VIX Climbs To Its Highest Since Early March Amid Market Sell-off: What You Need To Know

The CBOE Volatility Index (VIX), an index measuring expected volatility in the market, has climbed to its highest level since early March, when a tech meltdown triggered an across-the-board selling in stocks.

VIX Spikes: After topping out at 31.90 on March 4, the VIX began moving down and hit a low of 15.38 on April 14. Subsequently, the index saw a consolidation move, only to climb sharply since the start of the week.

It broke back above 20 on Tuesday and settled the session 11% higher at 21.84. The upward momentum strengthened Wednesday amid a pullback by the equity market.

The major averages moving Wednesday are all sharply lower amid macroeconomic worries.

A consumer price inflation report released by the U.S. Bureau of Labor showed the consumer price index rose 0.8% month-over-month in March and increased 4.2% year-over-year, the biggest jump since a 4.9% rate in September 2009.

The report showcases the pricing pressure that has come into play amid a rebound in spending following the COVID-19 pandemic and supply chain bottlenecks. A persistent inflationary environment would necessitate monetary policy tightening to rein in prices. Fears of tighter monetary policy are hurting the fledgling recovery and are apparently on traders' minds.

Tech stocks are once again leading the market decline, with the tech-heavy Nasdaq Composite Index currently down more than 300 points. The broader S&P 500 Index was last seen dipping 1.75%.

The inflation report led to a sell-off in bonds, with the yield on the benchmark 10-year Treasury note rising to 1.6770%, the highest since early April. The dollar has also firmed up.

Related Link: Commodities Futures And Inflation: What Investors Need To Know

The VIX And its Significance: The VIX is calculated from the prices of S&P 500 Index options with near-term expiration dates. It would give a one-month forward projection of volatility, which reflects the fear and greed sentiment found among market participants.

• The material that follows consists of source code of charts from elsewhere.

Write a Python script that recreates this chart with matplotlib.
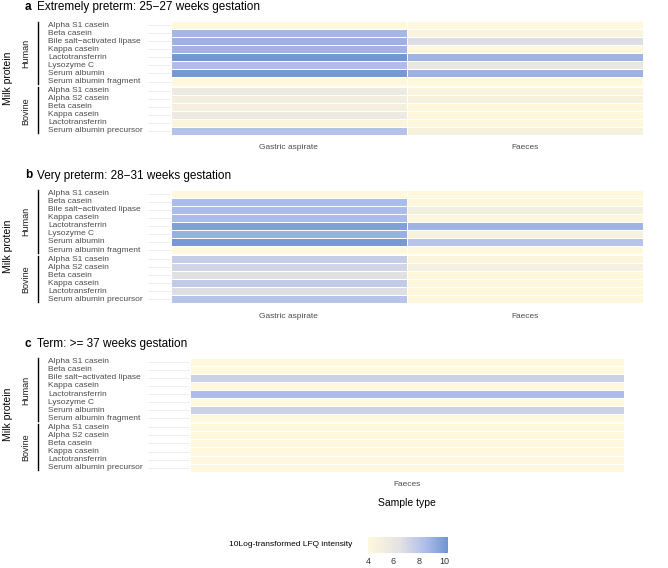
import numpy as np
import matplotlib
matplotlib.use("Agg")
import matplotlib.pyplot as plt
from matplotlib.colors import LinearSegmentedColormap, Normalize
from matplotlib.cm import ScalarMappable
from matplotlib.transforms import blended_transform_factory

plt.rcParams['font.family'] = ['Liberation Sans', 'DejaVu Sans']

# Row labels
human_proteins = ["Alpha S1 casein", "Beta casein", "Bile salt\u2212activated lipase", "Kappa casein",
                  "Lactotransferrin", "Lysozyme C", "Serum albumin", "Serum albumin fragment"]
bovine_proteins = ["Alpha S1 casein", "Alpha S2 casein", "Beta casein", "Kappa casein",
                   "Lactotransferrin", "Serum albumin precursor"]

# Panel a: extremely preterm
a_gastric_human = [4.0, 8.8, 9.0, 8.9, 10.2, 8.5, 10.1, 4.0]
a_gastric_bovine = [5.6, 5.2, 5.0, 5.6, 4.3, 8.3]
a_faeces_human = [4.0, 4.5, 6.8, 4.1, 8.9, 6.0, 9.0, 4.0]
a_faeces_bovine = [4.5, 4.8, 4.1, 4.1, 4.1, 4.8]

# Panel b: very preterm
b_gastric_human = [4.0, 8.6, 8.6, 8.6, 9.8, 9.1, 10.1, 4.0]
b_gastric_bovine = [7.6, 7.2, 6.6, 7.8, 6.7, 8.2]
b_faeces_human = [4.0, 4.1, 5.2, 4.1, 8.9, 4.9, 8.2, 4.0]
b_faeces_bovine = [4.3, 4.9, 4.1, 4.1, 4.1, 4.1]

# Panel c: term
c_faeces_human = [4.0, 4.0, 7.4, 4.0, 8.6, 4.0, 7.4, 4.0]
c_faeces_bovine = [4.0, 4.0, 4.0, 4.0, 4.0, 4.0]

panel_letters = ["a", "b", "c"]
panel_titles = ["Extremely preterm: 25\u221227 weeks gestation",
                "Very preterm: 28\u221231 weeks gestation",
                "Term: >= 37 weeks gestation"]
panel_samples = [["Gastric aspirate", "Faeces"], ["Gastric aspirate", "Faeces"], ["Faeces"]]
panel_human = [[a_gastric_human, a_faeces_human], [b_gastric_human, b_faeces_human], [c_faeces_human]]
panel_bovine = [[a_gastric_bovine, a_faeces_bovine], [b_gastric_bovine, b_faeces_bovine], [c_faeces_bovine]]

vmin, vmax = 4.0, 10.3
colour_map = LinearSegmentedColormap.from_list(
    "lfq", [(0.0, "#fff8dc"), (0.40, "#e3e2e4"), (0.72, "#aebde9"), (1.0, "#6f95d0")])
norm = Normalize(vmin=vmin, vmax=vmax)

W, H = 668, 568
fig = plt.figure(figsize=(W / 100, H / 100), dpi=100)


def fx(px):
    return px / W


def fy(py):
    return 1 - py / H


panel_tops = [21, 189.5, 357.7]
row_height = 8.07
group_gap = 1.0
panel_left, panel_right = 147, 667

for p in range(3):
    top = panel_tops[p]
    n_cols = len(panel_samples[p])
    groups = [("Human", human_proteins, panel_human[p]), ("Bovine", bovine_proteins, panel_bovine[p])]
    y_cursor = top
    for group_name, proteins, columns in groups:
        n_rows = len(proteins)
        h_px = n_rows * row_height
        ax = fig.add_axes([fx(panel_left), fy(y_cursor + h_px), fx(panel_right - panel_left), h_px / H])
        values = np.column_stack(columns)
        x_edges = np.arange(n_cols + 1) + 0.5
        y_edges = np.arange(n_rows + 1)
        # Grid lines only show to the left of the tiles
        ax.hlines(np.arange(n_rows) + 0.5, 0.4, 0.5, color="#ebebeb", lw=0.6, zorder=0)
        ax.pcolormesh(x_edges, y_edges, values, cmap=colour_map, norm=norm,
                      edgecolors="white", linewidth=0.6, zorder=1)
        ax.set_xlim(0.4, n_cols + 0.6)
        ax.set_ylim(n_rows, 0)
        ax.axis("off")

        # Row labels, left aligned
        trans = blended_transform_factory(fig.transFigure, ax.transData)
        for r, name in enumerate(proteins):
            ax.text(fx(48), r + 0.5, name, transform=trans, ha="left", va="center",
                    fontsize=6, color="#4d4d4d")

        # Facet strip
        fig.add_artist(plt.Line2D([fx(38), fx(38)], [fy(y_cursor + 0.7), fy(y_cursor + h_px - 1.5)],
                                  color="black", lw=1.0))
        fig.text(fx(26), fy(y_cursor + h_px / 2), group_name, rotation=90, ha="center", va="center",
                 fontsize=6.5, color="#1a1a1a")
        y_cursor += h_px + group_gap

    bottom = y_cursor - group_gap

    # Sample labels under the panel
    for c, sample in enumerate(panel_samples[p]):
        unit = (panel_right - panel_left) / (n_cols + 0.2)
        xc = panel_left + unit * (c + 0.6)
        fig.text(fx(xc), fy(bottom + 13), sample, ha="center", va="center", fontsize=6, color="#4d4d4d")

    fig.text(fx(8), fy((top + bottom) / 2), "Milk protein", rotation=90, ha="center", va="center",
             fontsize=7.5, color="black")
    fig.text(fx(25), fy(top - 14), panel_letters[p], ha="left", va="center", fontsize=8.5,
             fontweight="bold")
    fig.text(fx(37), fy(top - 14), panel_titles[p], ha="left", va="center", fontsize=8.5)

fig.text(fx(407), fy(503), "Sample type", ha="center", va="center", fontsize=7.5)

# Colour bar legend
cax = fig.add_axes([fx(368), fy(553), fx(80), 16 / H])
cb = fig.colorbar(ScalarMappable(norm=norm, cmap=colour_map), cax=cax, orientation="horizontal",
                  ticks=[4, 6, 8, 10])
cb.outline.set_visible(False)
cax.tick_params(length=0, labelsize=6.5, pad=3, colors="#333333")
fig.text(fx(352), fy(545), "10Log-transformed LFQ intensity", ha="right", va="center", fontsize=6)

fig.savefig("out.png", dpi=100)
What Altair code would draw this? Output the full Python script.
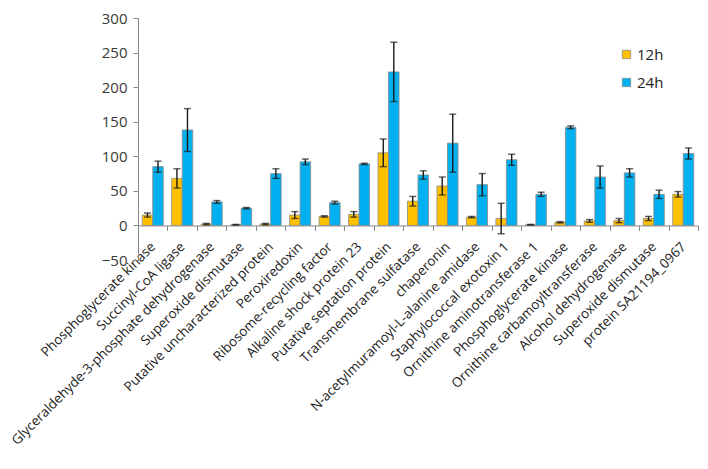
import json
import altair as alt
import pandas as pd

categories = [
    "Phosphoglycerate kinase",
    "Succinyl-CoA ligase",
    "Glyceraldehyde-3-phosphate dehydrogenase",
    "Superoxide dismutase",
    "Putative uncharacterized protein",
    "Peroxiredoxin",
    "Ribosome-recycling factor",
    "Alkaline shock protein 23",
    "Putative septation protein",
    "Transmembrane sulfatase",
    "chaperonin",
    "N-acetylmuramoyl-L-alanine  amidase",
    "Staphylococcal exotoxin 1",
    "Ornithine aminotransferase  1",
    "Phosphoglycerate kinase",
    "Ornithine carbamoyltransferase",
    "Alcohol dehydrogenase",
    "Superoxide dismutase",
    "protein SA21194_0967",
]
series_names = ["12h", "24h"]
values_12h = [15, 68, 2, 1, 2, 15, 13, 16, 105, 35, 57, 12, 10, 1, 4.5, 6.5, 7, 10, 45]
errors_12h = [3, 14, 1, 0.5, 1, 5, 1, 4, 20, 7, 13, 1, 22, 0.5, 1, 2, 3, 3, 4]
values_24h = [85, 138, 34, 25, 75, 92, 33, 89, 222, 73, 119, 59, 95, 45, 142, 70, 76, 45, 104]
errors_24h = [8, 31, 2, 1, 7, 4, 2, 1, 43, 6, 42, 16, 8, 3, 2, 16, 6, 6, 8]
y_ticks = [-50, 0, 50, 100, 150, 200, 250, 300]

rows = []
for i, name in enumerate(categories):
    for s, vals, errs in ((series_names[0], values_12h, errors_12h),
                          (series_names[1], values_24h, errors_24h)):
        v, e = vals[i], errs[i]
        rows.append({"idx": i, "series": s, "value": v, "lo": v - e, "hi": v + e})
df = pd.DataFrame(rows)

label_expr = json.dumps(categories) + "[datum.value]"

plot_h = 242
x_axis = alt.Axis(
    labelExpr=label_expr,
    labelAngle=-45,
    labelAlign="right",
    labelBaseline="middle",
    labelFont="Open Sans",
    labelFontSize=13.4,
    labelColor="#1a1a1a",
    labelPadding=14,
    labelLimit=500,
    tickBand="extent",
    tickSize=5,
    tickColor="#868686",
    domainColor="#868686",
    offset=-plot_h * 50 / 350,
    labelOverlap=False,
)
y_axis = alt.Axis(
    values=y_ticks,
    grid=False,
    labelFont="Open Sans",
    labelFontSize=15,
    labelColor="#3a3a3a",
    labelPadding=6,
    labelOverlap=False,
    labelFlush=False,
    tickSize=5,
    tickColor="#868686",
    domainColor="#868686",
)
x_scale = alt.Scale(paddingInner=0, paddingOuter=0)
y_scale = alt.Scale(domain=[-50, 300], nice=False)

x_enc = alt.X("idx:O", title=None, scale=x_scale, axis=x_axis)
xoff = alt.XOffset("series:N", scale=alt.Scale(paddingOuter=0.4, paddingInner=0))

bars = alt.Chart(df).mark_bar(stroke="#8a8a8a", strokeWidth=0.8).encode(
    x=x_enc,
    xOffset=xoff,
    y=alt.Y("value:Q", scale=y_scale, title=None, axis=y_axis),
    color=alt.Color(
        "series:N",
        scale=alt.Scale(domain=series_names, range=["#FFC000", "#00B0F0"]),
        legend=alt.Legend(
            title=None,
            orient="none",
            legendX=481,
            legendY=29,
            symbolType="square",
            symbolSize=70,
            symbolStrokeColor="#8a8a8a",
            symbolStrokeWidth=0.8,
            labelFont="Open Sans",
            labelFontSize=15,
            labelColor="#222222",
            rowPadding=12,
            labelOffset=3,
        ),
    ),
)

rules = alt.Chart(df).mark_rule(color="#1a1a1a", strokeWidth=1.4).encode(
    x=x_enc,
    xOffset=xoff,
    y=alt.Y("lo:Q", scale=y_scale, title=None, axis=y_axis),
    y2="hi:Q",
)
caps_lo = alt.Chart(df).mark_tick(color="#1a1a1a", thickness=1.4, size=7).encode(
    x=x_enc,
    xOffset=xoff,
    y=alt.Y("lo:Q", scale=y_scale, title=None, axis=y_axis),
)
caps_hi = alt.Chart(df).mark_tick(color="#1a1a1a", thickness=1.4, size=7).encode(
    x=x_enc,
    xOffset=xoff,
    y=alt.Y("hi:Q", scale=y_scale, title=None, axis=y_axis),
)

chart = (
    alt.layer(bars, rules, caps_lo, caps_hi)
    .properties(
        width=560,
        height=plot_h,
        background="white",
        autosize=alt.AutoSizeParams(type="none"),
        padding={"left": 130, "top": 10, "right": 2, "bottom": 201},
    )
    .configure_view(stroke=None)
    .configure_axis(labelOverlap=False)
)

chart.save("out.html", embed_options={"renderer": "svg", "actions": False})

Volatility doesn't focus on directional change but the magnitude of change and how frequently the move occurs.

The VIX historically has a strong inverse relationship with the S&P 500 Index and is therefore used for portfolio hedging.

One can trade the VIX by using derivative products that track the index's price moves. Some of VIX derivatives include ProShares VIX Short-Term Futures ETF VIXY, VelocityShares Daily 2x VIX Short-Term ETN TVIXF and Barclays iPath Series B S&P 500 VIX Short-Term Futures ETN VXX.

At last check Wednesday afternoon, the VIX was rallying 26.433% to 27.59.